Monday, March 12, 2012

Firing Line with William F. Buckley Jr. 'Abortion Laws: Pro and Con'

Source:Firing Line With William B. Buckley- discussing abortion in 1972.

"July 25, 1972 

The most visible abortion battleground was New York State, where the legislature had voted to repeal the extremely permissive law it had passed two years before, and Governor Rockefeller had vetoed the repeal. But the case challenging that veto would probably never make it to the Supreme Court, Mr. Lucas explains, for there were others ahead of it in line; in retrospect, we know that one of those, Roe v. Wade, was decided in January of 1973. This show covers familiar ground, but often from angles that are still fresh thirty years later. RL: "Would you favor legislation requiring a woman to submit to strong medical treatment to stop spontaneous abortion and penalizing her accordingly if she didn't? ..." JTN: "No, I think you're again committing what I would say was a fault in moral reasoning. Because you're bound to avoid doing some injury to a person does not mean that you're bound to do everything possible in the world to help him." 

From the Hoover Institution 

"Guests: John Thomas Noonan, Roy Lucas

For more information about this program, see:Hoover Institution." 


"Taped on July 25, 1972 The most visible abortion battleground was New York State, where the legislature had voted to repeal the extremely permissive law it had passed two years before and where Governor Nelson Rockefeller had vetoed the repeal. But the case challenging that veto would probably never make it to the Supreme Court, Lucas explains, for there were others ahead of it in line; in retrospect, we know that one of those, Roe v. Wade, was decided in January 1973. This show covers familiar ground but often from angles that are still fresh thirty years later. Lucas: "Would you favor legislation requiring a woman to submit to strong medical treatment to stop spontaneous abortion and penalizing her accordingly if she didn't?" Noonan: "No, I think you're again committing what I would say was a fault in moral reasoning. Because you're bound to avoid doing some injury to a person does not mean that you're bound to do everything possible in the world to help him." Summary by Firing Line staff." 

From Amazon

I'm not sure: "Abortion: Pro and Con" is the right question. I think the real questions here should be who gets to decide when a woman has to have a baby or not and what she can do with her own body. The other question being when does a fetus become a baby with the same constitutional and United States individual rights as Americans who are already born. 

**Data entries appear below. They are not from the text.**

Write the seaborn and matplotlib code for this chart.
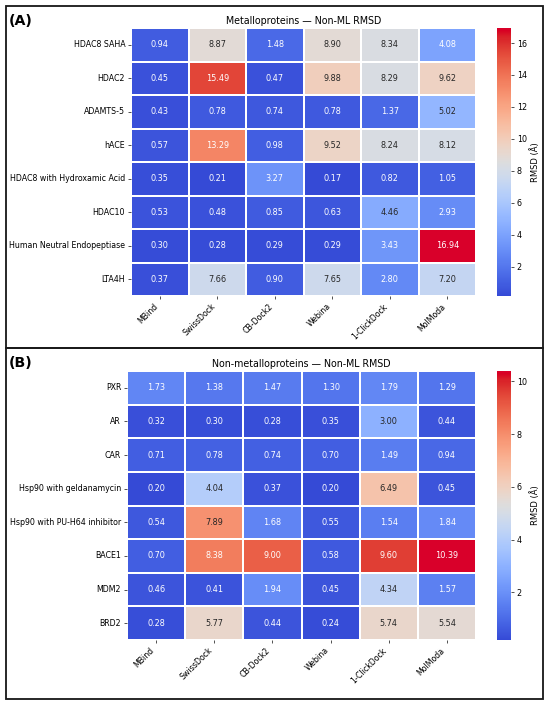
import numpy as np
import pandas as pd
import seaborn as sns
import matplotlib.pyplot as plt
import matplotlib.colors as mcolors
from matplotlib.patches import Rectangle

tools = ['MBind', 'SwissDock', 'CB-Dock2', 'Webina', '1-ClickDock', 'MolModa']

metallo_targets = [
    'HDAC8 SAHA', 'HDAC2', 'ADAMTS-5', 'hACE', 'HDAC8 with Hydroxamic Acid',
    'HDAC10', 'Human Neutral Endopeptiase', 'LTA4H'
]
metallo_rmsd = [
    [0.94, 8.87, 1.48, 8.90, 8.34, 4.08],
    [0.45, 15.49, 0.47, 9.88, 8.29, 9.62],
    [0.43, 0.78, 0.74, 0.78, 1.37, 5.02],
    [0.57, 13.29, 0.98, 9.52, 8.24, 8.12],
    [0.35, 0.21, 3.27, 0.17, 0.82, 1.05],
    [0.53, 0.48, 0.85, 0.63, 4.46, 2.93],
    [0.30, 0.28, 0.29, 0.29, 3.43, 16.94],
    [0.37, 7.66, 0.90, 7.65, 2.80, 7.20],
]

nonmetallo_targets = [
    'PXR', 'AR', 'CAR', 'Hsp90 with geldanamycin', 'Hsp90 with PU-H64 inhibitor',
    'BACE1', 'MDM2', 'BRD2'
]
nonmetallo_rmsd = [
    [1.73, 1.38, 1.47, 1.30, 1.79, 1.29],
    [0.32, 0.30, 0.28, 0.35, 3.00, 0.44],
    [0.71, 0.78, 0.74, 0.70, 1.49, 0.94],
    [0.20, 4.04, 0.37, 0.20, 6.49, 0.45],
    [0.54, 7.89, 1.68, 0.55, 1.54, 1.84],
    [0.70, 8.38, 9.00, 0.58, 9.60, 10.39],
    [0.46, 0.41, 1.94, 0.45, 4.34, 1.57],
    [0.28, 5.77, 0.44, 0.24, 5.74, 5.54],
]

# the reference looks like coolwarm with a bit more punch on the ends
base = plt.get_cmap('coolwarm')(np.linspace(0, 1, 256))[:, :3]
hsv = mcolors.rgb_to_hsv(base)
hsv[:, 2] = np.clip(hsv[:, 2] + (1 - hsv[:, 2]) * 0.5 * hsv[:, 1], 0, 1)
hsv[:, 1] = np.clip(hsv[:, 1] * 1.08, 0, 1)
vivid = mcolors.ListedColormap(mcolors.hsv_to_rgb(hsv), name='coolwarm_vivid')

W, H, DPI = 550, 706, 60
fig = plt.figure(figsize=(W / DPI, H / DPI), dpi=DPI)


def fx(px):
    return px / W


def fy(px):
    return 1 - px / H


def panel(targets, values, title, label, hm_left, hm_top, hm_bottom, box_top, box_bottom):
    df = pd.DataFrame(values, index=targets, columns=tools)
    ax = fig.add_axes([fx(hm_left), fy(hm_bottom), fx(476) - fx(hm_left), fy(hm_top) - fy(hm_bottom)])
    cax = fig.add_axes([fx(497), fy(hm_bottom), fx(511) - fx(497), fy(hm_top) - fy(hm_bottom)])
    sns.heatmap(df, ax=ax, cbar_ax=cax, annot=True, fmt=".2f", cmap=vivid,
                linewidths=0.35, linecolor='white', annot_kws={'fontsize': 9.8},
                cbar_kws={'label': 'RMSD (Å)'})
    ax.set_title(title, fontsize=11.4, pad=5)
    ax.set_xticklabels(ax.get_xticklabels(), rotation=45, ha='right', fontsize=9.4)
    ax.set_yticklabels(ax.get_yticklabels(), rotation=0, fontsize=9.4)
    ax.set_xlabel('')
    ax.set_ylabel('')
    cax.tick_params(labelsize=9.6)
    cax.yaxis.label.set_size(10)
    fig.text(fx(9), fy(box_top + 15), label, fontsize=17, fontweight='bold', va='center', ha='left')
    fig.add_artist(Rectangle((fx(5.5), fy(box_bottom)), fx(543) - fx(5.5), fy(box_top) - fy(box_bottom),
                             transform=fig.transFigure, fill=False, edgecolor='#1a1a1a', linewidth=2.2))


panel(metallo_targets, metallo_rmsd, 'Metalloproteins — Non-ML RMSD', '(A)',
      131, 28, 296, 6, 348)
panel(nonmetallo_targets, nonmetallo_rmsd, 'Non-metalloproteins — Non-ML RMSD', '(B)',
      127, 371, 640, 348, 699)

fig.savefig('out.png', dpi=DPI)
plt.close(fig)
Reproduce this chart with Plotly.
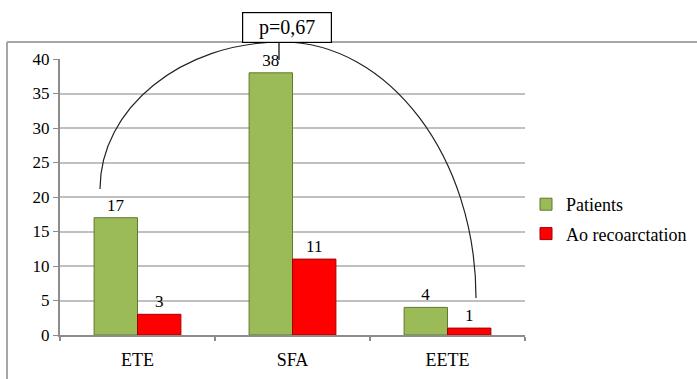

For me depending on how you answer the first two questions that I pose, will determine on whether you believe in Rose V. Wade the U.S. Supreme Court case that made abortion legal everywhere in America, should remain the law of the land where every women has the right to make this choice herself on whether to carry a pregnancy to it's full-term, or not. 

Roe V. Wade which was decided about a year after this Firing Line episode first went on the air, gives American women the right to make their own choice on whether they can abort their fetuses or not. But it doesn't say that abortion can't be regulated. We don't have absolute rights in America, including the right to life. If you put someone's else life in danger, especially if you do that intentionally, you are also putting your own life in danger as well. And American women do have the right to decide whether to can get an abortion or not, but that right is not absolute. States do have some leeway and are able to regulate abortion themselves. 

As I said, no individual right in America is absolute. I believe life starts at the late term of all pregnancies, which is why I'm not in favor of late term abortions, other than to save the life or health of the mother. And I do believe in freedom of choice, just as long the choices that individuals make don't hurt innocent people. But freedom of choice becomes too expensive when it doesn't come with personal responsibility. So I'm not in favor of taxpayer funding of abortions, other than to save the life and health of the mother, or when the pregnancy was conceived because of rape or incest. 

Now, if you believe that life starts at conception, which is the position of the Christian-Right in America (Protestants and Catholics) then of course you are going to take the opposite position that I've taken and perhaps even see abortion as murder. And this is where the debate on abortion starts in America: when does life start and who gets to decide, the government or the individual.